Certainly more exciting than the All-Star Game two weeks ago, this all-star band features Steve Wynn (ex-Dream Syndicate, soon to be reuniting), Scott McCaughey (Young Fresh Fellows and R.E.M. tour member) and former Minneapolis drummer Linda Pitmon (ZuZu's Petals). Peter Buck also records with them but is not expected to make this round of dates, which means fellow R.E.M. co-founder Mike Mills will step in. Each is a baseball fanatic, and all their songs are based around the diamond. Mills still holds a grudge against the Twins over the '91 World Series vs. his Braves. "Gant was out!" would thus be a good pre-show chant. Castor Coal, Cats Melvin and Hungry Skinny open. (9 p.m. Fri., 400 Bar, 21 & older. $15.)
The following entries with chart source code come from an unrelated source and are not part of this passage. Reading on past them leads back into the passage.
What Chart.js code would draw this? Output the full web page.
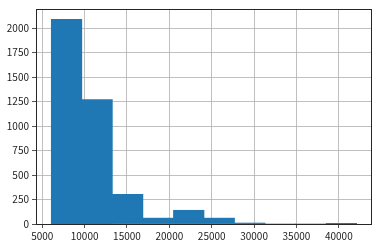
<!DOCTYPE html>
<html>
<head>
<meta charset="utf-8">
<script src="https://cdn.jsdelivr.net/npm/chart.js@4"></script>
<style>
html,body{margin:0;padding:0;background:#fff;}
#wrap{width:378px;height:247px;position:relative;}
</style>
</head>
<body>
<div id="wrap"><canvas id="c" width="378" height="247"></canvas></div>
<script>
const binEdges = [6064, 9669, 13274, 16879, 20484, 24089, 27694, 31299, 34904, 38509, 42114];
const counts = [2090, 1270, 303, 60, 140, 60, 10, 0, 0, 8];
const xTicks = [5000, 10000, 15000, 20000, 25000, 30000, 35000, 40000];
const yTicks = [0, 250, 500, 750, 1000, 1250, 1500, 1750, 2000];

const data = counts.map((c, i) => ({ x: (binEdges[i] + binEdges[i + 1]) / 2, y: c }));
const span = binEdges[binEdges.length - 1] - binEdges[0];
const maxCount = Math.max(...counts);

const frame = {
  id: 'frame',
  afterDraw(chart) {
    const { ctx, chartArea: a } = chart;
    ctx.save();
    ctx.strokeStyle = '#262626';
    ctx.lineWidth = 1;
    ctx.strokeRect(Math.round(a.left) + 0.5, Math.round(a.top) + 0.5, Math.round(a.right - a.left) - 1, Math.round(a.bottom - a.top));
    ctx.restore();
  }
};

const font = { family: '"Noto Sans CJK KR", "Noto Sans", sans-serif', size: 10 };

new Chart(document.getElementById('c'), {
  type: 'bar',
  data: { datasets: [{ data, backgroundColor: '#1f77b4', borderWidth: 0, barPercentage: 1, categoryPercentage: 1, grouped: false }] },
  options: {
    responsive: false,
    animation: false,
    devicePixelRatio: 1,
    layout: { padding: { top: 7, right: 6, left: 0, bottom: 0 } },
    plugins: { legend: { display: false }, tooltip: { enabled: false } },
    scales: {
      x: {
        type: 'linear',
        offset: false,
        z: 1,
        min: binEdges[0] - span * 0.05,
        max: binEdges[binEdges.length - 1] + span * 0.05,
        afterBuildTicks: ax => { ax.ticks = xTicks.map(v => ({ value: v })); },
        afterFit: ax => { ax.height = 23; },
        grid: { offset: false, color: '#b0b0b0', lineWidth: 0.8, tickColor: '#262626', tickLength: 4, drawTicks: true },
        border: { display: false },
        ticks: { font, color: '#222', padding: 2, maxRotation: 0, autoSkip: false, callback: v => String(v) }
      },
      y: {
        z: 1,
        min: 0,
        max: maxCount * 1.05,
        afterBuildTicks: ax => { ax.ticks = yTicks.map(v => ({ value: v })); },
        afterFit: ax => { ax.width = 36; },
        grid: { color: '#b0b0b0', lineWidth: 0.8, tickColor: '#262626', tickLength: 4, drawTicks: true },
        border: { display: false },
        ticks: { font, color: '#222', padding: 3, autoSkip: false, callback: v => String(v) }
      }
    }
  },
  plugins: [frame]
});
</script>
</body>
</html>
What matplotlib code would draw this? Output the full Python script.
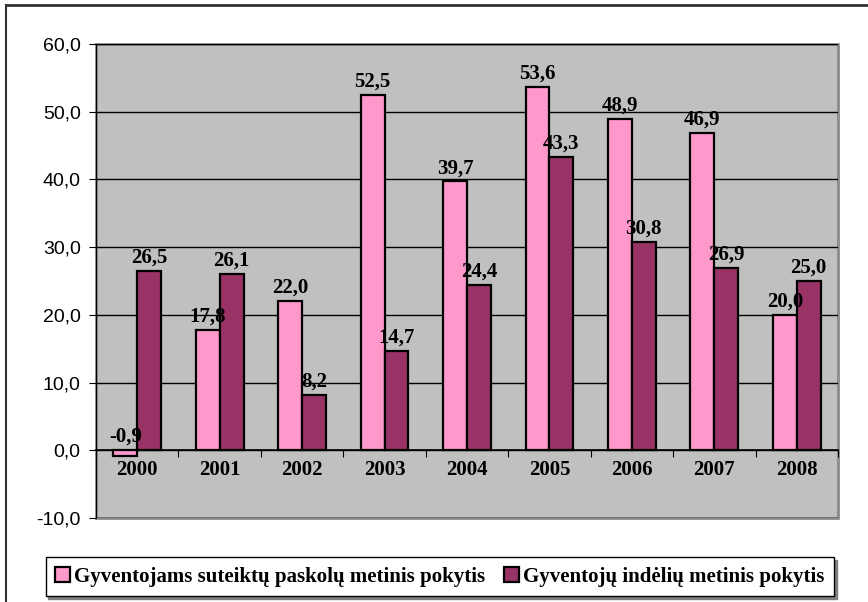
import matplotlib
matplotlib.use("Agg")
import matplotlib.pyplot as plt
import numpy as np
from matplotlib.patches import Rectangle
from matplotlib.lines import Line2D
from matplotlib.font_manager import FontProperties

years = ["2000", "2001", "2002", "2003", "2004", "2005", "2006", "2007", "2008"]
loans = [-0.9, 17.8, 22.0, 52.5, 39.7, 53.6, 48.9, 46.9, 20.0]
deposits = [26.5, 26.1, 8.2, 14.7, 24.4, 43.3, 30.8, 26.9, 25.0]
loans_name = "Gyventojams suteiktų paskolų metinis pokytis"
deposits_name = "Gyventojų indėlių metinis pokytis"

plt.rcParams["font.family"] = ["Liberation Serif", "DejaVu Serif"]
sans = "Liberation Sans"

fig = plt.figure(figsize=(8.68, 6.02), dpi=100)
ax = fig.add_axes([0.1106, 0.1395, 0.8548, 0.7874])
ax.set_facecolor("#c0c0c0")

x = np.arange(len(years))
w = 0.29
b1 = ax.bar(x - w / 2, loans, w, color="#ff99cc", edgecolor="black", linewidth=1.6,
            label=loans_name, zorder=3)
b2 = ax.bar(x + w / 2, deposits, w, color="#993366", edgecolor="black", linewidth=1.6,
            label=deposits_name, zorder=3)

for xs, vals in ((x - w / 2, loans), (x + w / 2, deposits)):
    for xi, v in zip(xs, vals):
        ax.annotate(f"{v:.1f}".replace(".", ","), (xi, max(v, 0)), xytext=(0, 6),
                    textcoords="offset points", ha="center", va="baseline",
                    fontsize=15, fontweight="bold", zorder=4)

ax.set_xlim(-0.5, len(years) - 0.5)
ax.set_ylim(-10, 60)
ax.set_yticks(np.arange(-10, 61, 10))
ax.set_yticklabels([f"{t:.1f}".replace(".", ",") for t in np.arange(-10, 61, 10)],
                   family=sans, fontsize=14)
ax.yaxis.grid(True, color="black", linewidth=1)
ax.set_axisbelow(True)

# category axis at zero, ticks between groups
ax.spines["bottom"].set_position(("data", 0))
ax.spines["bottom"].set_linewidth(1.2)
ax.spines["top"].set_visible(False)
ax.spines["right"].set_visible(False)
ax.spines["left"].set_color("black")
ax.set_xticks(np.arange(-0.5, len(years), 1))
ax.set_xticklabels([])
ax.tick_params(axis="x", direction="out", length=5, color="black")
ax.tick_params(axis="y", direction="out", length=5, pad=6)
for xi, yr in zip(x, years):
    ax.text(xi, -1.4, yr, ha="center", va="top", fontsize=15, fontweight="bold")
ax.add_patch(Rectangle((0, 0), 1, 1, transform=ax.transAxes, fill=False,
                       edgecolor="#8a8a8a", linewidth=2, zorder=0, clip_on=False))

legend_font = FontProperties(family="Liberation Serif", weight="bold", size=15)
leg = fig.legend(handles=[b1, b2], loc="center", bbox_to_anchor=(0.5067, 0.0423),
                 ncol=2, frameon=True, fancybox=False, edgecolor="black",
                 prop=legend_font, handlelength=0.72, handleheight=0.72,
                 handletextpad=0.2, columnspacing=0.9, borderpad=0.45,
                 borderaxespad=0, shadow={"color": "#808080", "alpha": 1, "ox": 2, "oy": -2})
leg.get_frame().set_linewidth(1)

# chart area border (top and left only visible)
fig.add_artist(Line2D([0.0065, 1.0], [0.9925, 0.9925], color="#333333", linewidth=2,
                      transform=fig.transFigure))
fig.add_artist(Line2D([0.0065, 0.0065], [0.0, 0.9925], color="#333333", linewidth=1.5,
                      transform=fig.transFigure))

fig.savefig("out.png", dpi=100)
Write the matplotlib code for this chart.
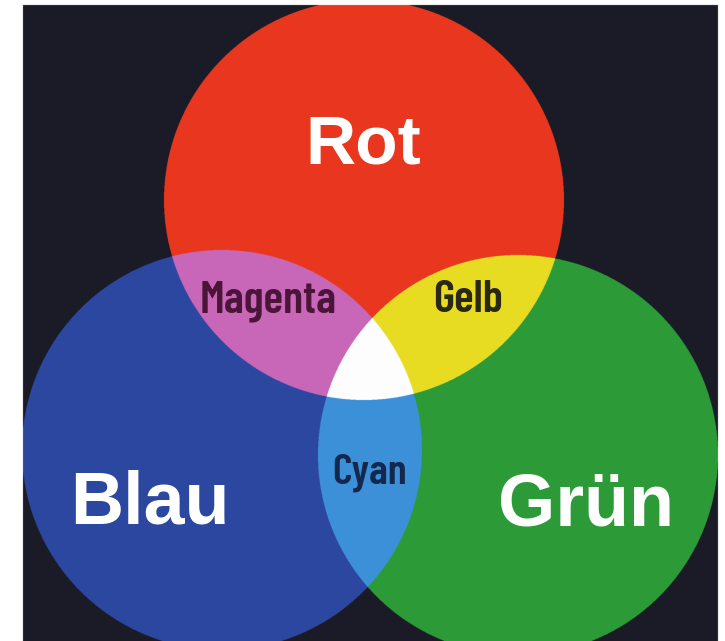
import numpy as np
import matplotlib
matplotlib.use('Agg')
import matplotlib.pyplot as plt

W, H = 725, 641

# dark panel (x0, y0, x1, y1) in pixels
panel = (23, 5, 718, 641)

# primary circles: centre x, centre y, radius
red = (364, 200, 200)
blue = (222, 450, 200)
green = (518, 455, 200)

bg_col = '#1a1b26'
red_col = '#e8381e'
blue_col = '#2d47a0'
green_col = '#2b9a38'
magenta_col = '#c866b8'
yellow_col = '#e8dc24'
cyan_col = '#3c91d8'
white_col = '#fdfdfd'

big_labels = ['Rot', 'Blau', 'Grün']
big_pos = [(363, 163), (150, 523), (586, 525)]
small_labels = ['Magenta', 'Gelb', 'Cyan']
small_pos = [(268, 312), (468, 312), (370, 483)]
small_cols = ['#4a1538', '#2a2810', '#14284e']
small_sizes = [33, 33, 31]


def rgb(c):
    return np.array(matplotlib.colors.to_rgb(c))


ss = 3
yy, xx = np.mgrid[0:H * ss, 0:W * ss]
x = (xx + 0.5) / ss
y = (yy + 0.5) / ss


def inside(c):
    return (x - c[0]) ** 2 + (y - c[1]) ** 2 <= c[2] ** 2


R, B, G = inside(red), inside(blue), inside(green)
img = np.ones((H * ss, W * ss, 3))
in_panel = (x >= panel[0]) & (x <= panel[2]) & (y >= panel[1]) & (y <= panel[3])
img[in_panel] = rgb(bg_col)
regions = [
    (R & ~B & ~G, red_col),
    (B & ~R & ~G, blue_col),
    (G & ~R & ~B, green_col),
    (R & B & ~G, magenta_col),
    (R & G & ~B, yellow_col),
    (B & G & ~R, cyan_col),
    (R & B & G, white_col),
]
for mask, col in regions:
    img[mask & in_panel] = rgb(col)

fig = plt.figure(figsize=(W / 100, H / 100), dpi=100)
ax = fig.add_axes([0, 0, 1, 1])
ax.imshow(img, extent=(0, W, H, 0), interpolation='antialiased')
ax.set_xlim(0, W)
ax.set_ylim(H, 0)
ax.axis('off')

for lab, (tx, ty), fs in zip(big_labels, big_pos, [50, 53, 53]):
    ax.text(tx, ty, lab, ha='center', va='baseline', fontsize=fs,
            fontweight='bold', color='white', family=['Liberation Sans', 'DejaVu Sans'])

for lab, (tx, ty), col, fs in zip(small_labels, small_pos, small_cols, small_sizes):
    ax.text(tx, ty, lab, ha='center', va='baseline', fontsize=fs,
            fontweight='semibold', color=col,
            family=['Barlow Condensed', 'Barlow Semi Condensed', 'Liberation Sans'])

fig.savefig('out.png', dpi=100)
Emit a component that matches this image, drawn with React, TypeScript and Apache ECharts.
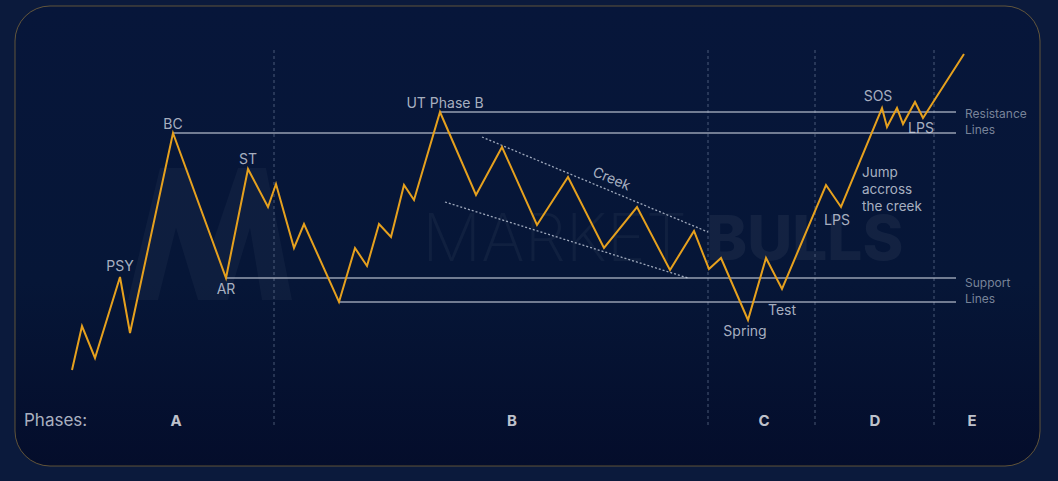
import React, { useEffect, useRef } from "react";
import * as echarts from "echarts";

// Price path (x = time units, y = chart units, inverted axis)
const pathX = [72, 82, 95, 120, 130, 173, 226, 248, 268, 276, 294, 304, 339, 355, 367, 379, 391, 404, 414, 440, 476, 502, 537, 568, 604, 637, 670, 694, 709, 721, 748, 766, 782, 826, 841, 882, 887, 897, 903, 915, 923, 964];
const pathY = [370, 326, 358, 277, 333, 133, 278, 169, 207, 184, 248, 224, 302, 248, 266, 224, 237, 185, 200, 112, 195, 147, 225, 177, 248, 207, 270, 231, 269, 258, 320, 258, 289, 185, 207, 108, 127, 108, 124, 102, 118, 54];

// Horizontal levels: start x, common end x, level y
const levelStarts = [440, 173, 226, 339];
const levelEnd = 956;
const levelYs = [112, 133, 278, 302];

// Creek channel lines: [x1, y1, x2, y2]
const creekUpper = [482, 137, 708, 232];
const creekLower = [445, 202, 688, 278];

// Phase separators
const phaseDividers = [274, 708, 815, 934];
const dividerTop = 50;
const dividerBottom = 427;

// Point annotations
const annoNames = ["PSY", "BC", "ST", "AR", "UT Phase B", "SOS", "LPS", "LPS", "Test", "Spring"];
const annoX = [120, 173, 248, 226, 445, 878, 921, 837, 782, 745];
const annoY = [265, 123, 158, 288, 102, 95, 127, 219, 309, 330];

// "Jump accross the creek" note, one line each
const noteLines = ["Jump", "accross", "the creek"];
const noteX = 862;
const noteY = [172, 189, 206];

// Level captions
const levelCaptions = ["Resistance", "Lines", "Support", "Lines"];
const captionX = 965;
const captionY = [113, 129, 282, 298];

// Phase row
const phaseNames = ["A", "B", "C", "D", "E"];
const phaseX = [176, 512, 764, 875, 972];
const phaseRowY = 420;

export default function App() {
  const ref = useRef<HTMLDivElement>(null);
  useEffect(() => {
    if (!ref.current) return;
    const chart = echarts.init(ref.current, null, { renderer: "svg" });
    const series: any[] = [];
    const gridLine = "rgba(205,212,225,0.72)";

    phaseDividers.forEach((x) => {
      series.push({
        type: "line",
        data: [[x, dividerTop], [x, dividerBottom]],
        symbol: "none",
        silent: true,
        lineStyle: { color: "rgba(140,155,185,0.5)", width: 1, type: [3, 3] },
        z: 1,
      });
    });

    levelYs.forEach((y, i) => {
      series.push({
        type: "line",
        data: [[levelStarts[i], y], [levelEnd, y]],
        symbol: "none",
        silent: true,
        lineStyle: { color: gridLine, width: 1.6 },
        z: 2,
      });
    });

    [creekUpper, creekLower].forEach((c) => {
      series.push({
        type: "line",
        data: [[c[0], c[1]], [c[2], c[3]]],
        symbol: "none",
        silent: true,
        lineStyle: { color: "rgba(210,218,232,0.75)", width: 1.3, type: [2, 2] },
        z: 2,
      });
    });

    series.push({
      type: "line",
      data: pathX.map((x, i) => [x, pathY[i]]),
      symbol: "none",
      lineStyle: { color: "#e6a11e", width: 2, join: "miter" },
      z: 5,
    });

    const labelStyle = {
      show: true,
      position: "inside",
      formatter: "{b}",
      color: "#d3d9e3",
      fontSize: 14,
      fontFamily: "Inter",
    };
    const textSeries = (data: any[], label: any) => ({
      type: "scatter",
      symbolSize: 1,
      itemStyle: { color: "transparent" },
      data,
      label: { ...labelStyle, ...label },
      z: 6,
    });

    series.push(textSeries(annoNames.map((n, i) => ({ name: n, value: [annoX[i], annoY[i]] })), {}));
    series.push(textSeries([{ name: "Creek", value: [612, 178] }], { rotate: -23 }));
    series.push(
      textSeries(
        noteLines.map((n, i) => ({ name: n, value: [noteX, noteY[i]] })),
        { align: "left", fontSize: 13.5 }
      )
    );
    series.push(
      textSeries(
        levelCaptions.map((n, i) => ({ name: n, value: [captionX, captionY[i]] })),
        { align: "left", fontSize: 12, color: "#97a1b3" }
      )
    );
    series.push(
      textSeries([{ name: "Phases:", value: [24, phaseRowY] }], {
        align: "left",
        fontSize: 17,
        color: "#d8dde6",
      })
    );
    series.push(
      textSeries(
        phaseNames.map((n, i) => ({ name: n, value: [phaseX[i], phaseRowY] })),
        { fontSize: 15, fontWeight: "bold", color: "#f2f4f8" }
      )
    );

    chart.setOption({
      animation: false,
      backgroundColor: "#0b1a3c",
      grid: { left: 0, right: 0, top: 0, bottom: 0, containLabel: false },
      xAxis: { type: "value", min: 0, max: 1058, show: false },
      yAxis: { type: "value", min: 0, max: 481, inverse: true, show: false },
      graphic: [
        {
          type: "rect",
          z: -10,
          shape: { x: 15, y: 6, width: 1025, height: 460, r: 35 },
          style: {
            fill: new echarts.graphic.LinearGradient(0, 0, 0, 1, [
              { offset: 0, color: "#07163a" },
              { offset: 0.6, color: "#061637" },
              { offset: 1, color: "#040d2b" },
            ]),
            stroke: "rgba(170,135,60,0.55)",
            lineWidth: 1,
          },
        },
        {
          type: "polygon",
          z: -5,
          shape: {
            points: [
              [128, 300], [160, 168], [188, 168], [212, 245], [238, 168], [266, 168], [292, 300],
              [262, 300], [250, 228], [228, 300], [198, 300], [176, 228], [158, 300],
            ],
          },
          style: { fill: "rgba(255,255,255,0.035)" },
        },
        {
          type: "text",
          z: -5,
          x: 422,
          y: 237,
          style: {
            text: "MARKET",
            fill: "rgba(255,255,255,0.045)",
            font: "200 66px Inter",
            verticalAlign: "middle",
          },
        },
        {
          type: "text",
          z: -5,
          x: 706,
          y: 237,
          style: {
            text: "BULLS",
            fill: "rgba(255,255,255,0.055)",
            font: "800 62px Inter",
            verticalAlign: "middle",
          },
        },
      ],
      series,
    });
    return () => chart.dispose();
  }, []);
  return (
    <div
      ref={ref}
      style={{ position: "fixed", left: 0, top: 0, width: 1058, height: 481 }}
    />
  );
}
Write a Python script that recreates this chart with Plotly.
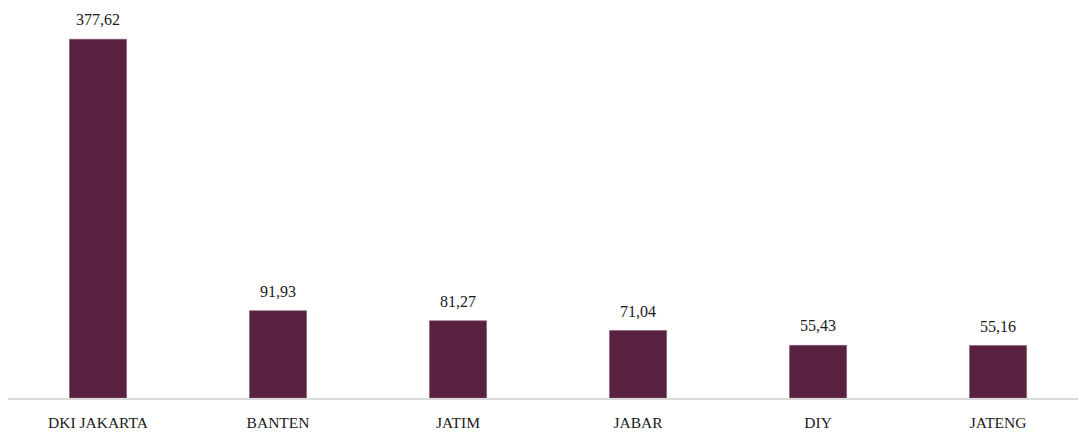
import plotly.graph_objects as go

provinces = ["DKI JAKARTA", "BANTEN", "JATIM", "JABAR", "DIY", "JATENG"]
values = [377.62, 91.93, 81.27, 71.04, 55.43, 55.16]

labels = [f"{v:.2f}".replace(".", ",") for v in values]

fig = go.Figure(
    go.Bar(
        x=provinces,
        y=values,
        marker=dict(color="#58213f", line=dict(color="#8a5a74", width=0.6)),
        width=0.317,
    )
)

# value labels above each bar
for p, v, t in zip(provinces, values, labels):
    fig.add_annotation(
        x=p,
        y=v,
        text=t,
        showarrow=False,
        yanchor="bottom",
        yshift=9,
        font=dict(family="Liberation Serif", size=16, color="#1a1a1a"),
    )

fig.update_layout(
    width=1078,
    height=433,
    margin=dict(l=8, r=0, t=18, b=35),
    plot_bgcolor="white",
    paper_bgcolor="white",
    showlegend=False,
    font=dict(family="Liberation Serif", size=15, color="#1a1a1a"),
)
fig.update_xaxes(
    range=[-0.5, 5.444],
    showline=True,
    linecolor="#d9d9d9",
    linewidth=1.5,
    ticks="",
    ticklabelstandoff=10,
    tickfont=dict(family="Liberation Serif", size=15.5, color="#1a1a1a"),
)
fig.update_yaxes(
    range=[0, 400],
    visible=False,
    showgrid=False,
    zeroline=False,
)

fig.write_html("out.html")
If she doesn't wish they all could be California girls, Bethany Cosentino sure sounds happy to be one on "The Only Place," her band's second record and one of indie-rock's sunniest albums of late, offering poppy traces of the Lemonheads. She's touring with one of indie-rock's buzzingest young bands, Jeff the Brotherhood, a Nashville-based garage-rock duo that just issued its Dan Auerbach-produced debut for Warner Bros. Tennessee girl-group punksters Those Darlins will add greatly to the triple-decked fun. (7:30 p.m. Sat., Cedar Cultural Center. All ages. $17.)


The rare Austin, Texas, band that reflects its hometown's great blend of hippie psychedelica and Southern boogie without coming off like a jam band, it earned end-of-year praise from Rolling Stone, NME and other media outlets for last year's wickedly baked album, "D." Chicago electronic dance duo Eight Bit Tiger opens. (9 p.m. Sat., 400 Bar, 21 & older. $10.)


These brooding, melodramatic Aussie rockers have been rolling across the U.S. fest circuit -- from last month's Bonnaroo to next weekend's Lollapalooza -- to promote their eponymous second album, which sounds part Coldplay and part Styx. They landed a rare late-Saturday gig in First Avenue's main room, moving the regular Too Much Love dance night into the Record Room. (11 p.m. Sat., First Avenue, $20-$25.)